À la librairie-papeterie-presse et au tabac-presse, la disposition de la caisse enregistreuse sur le comptoir-caisse permet au cliager d’exercer un contrôle visuel – et auditif en cas de verbalisation – sur la monnaie que prépare le commagent. La verbalisation se superpose donc à la préparation de la monnaie et est suivie du geste praxique de dépôt sur le ramasse-monnaie ou de remise dans les mains du cliager dans 82.4% des cas de rendu de monnaie à la librairie-papeterie-presse, et 67.8% au tabac-presse.

Corpus librairie-papeterie-presse : interaction n°24

  (( La vendeuse ramasse le billet de la cliente et le tient à la main tandis qu’elle rend la monnaie à la cliente. ))
(13) Vendeuse : soixante-neuf soixante-dix…et trente qui font cent
  (( La vendeuse pose la monnaie sur le ramasse-monnaie. La cliente la range dans son porte-monnaie. ))

Corpus tabac-presse : interaction n°9

  (( Le client n°11 pose un billet de deux cent francs sur le ramasse-monnaie. La buraliste le prend et le range dans la caisse. ))
(7) Buraliste : et trente… cinquante… et deux cents
  (( Elle pose la monnaie sur le ramasse-monnaie. ))

Extrait corpus vidéo librairie-papeterie-presse :

La vendeuse enregistre le montant des articles sur la caisse enregistreuse.
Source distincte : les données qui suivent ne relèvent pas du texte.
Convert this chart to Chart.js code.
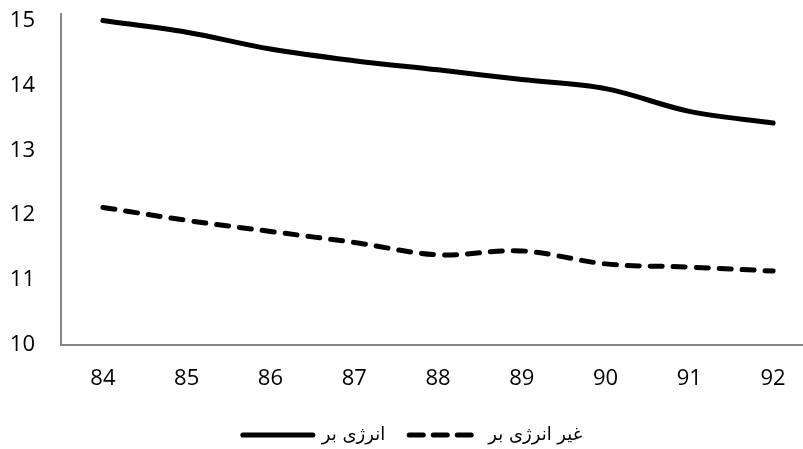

Le cliager pose un billet de cinquante francs sur le journal.
La vendeuse prend le billet posé par le cliager.
La vendeuse prend le billet posé par le cliager.
La vendeuse prépare la monnaie en la comptant à voix haute…
La vendeuse prépare la monnaie en la comptant à voix haute…
… puis la remet au cliager qui tend la main.
… puis la remet au cliager qui tend la main.

La visualisation d’un rendu de monnaie en images montre qu’au moment de la remise de l’argent au cliager – ou du dépôt sur le ramasse-monnaie – les commagents remercient généralement le cliager.

Notes
150.

Extrait disponible sur le CD-Rom sous le fichier Extrait5.mov.

151.

Extrait disponible sur le CD-Rom sous le fichier Extrait6.mov.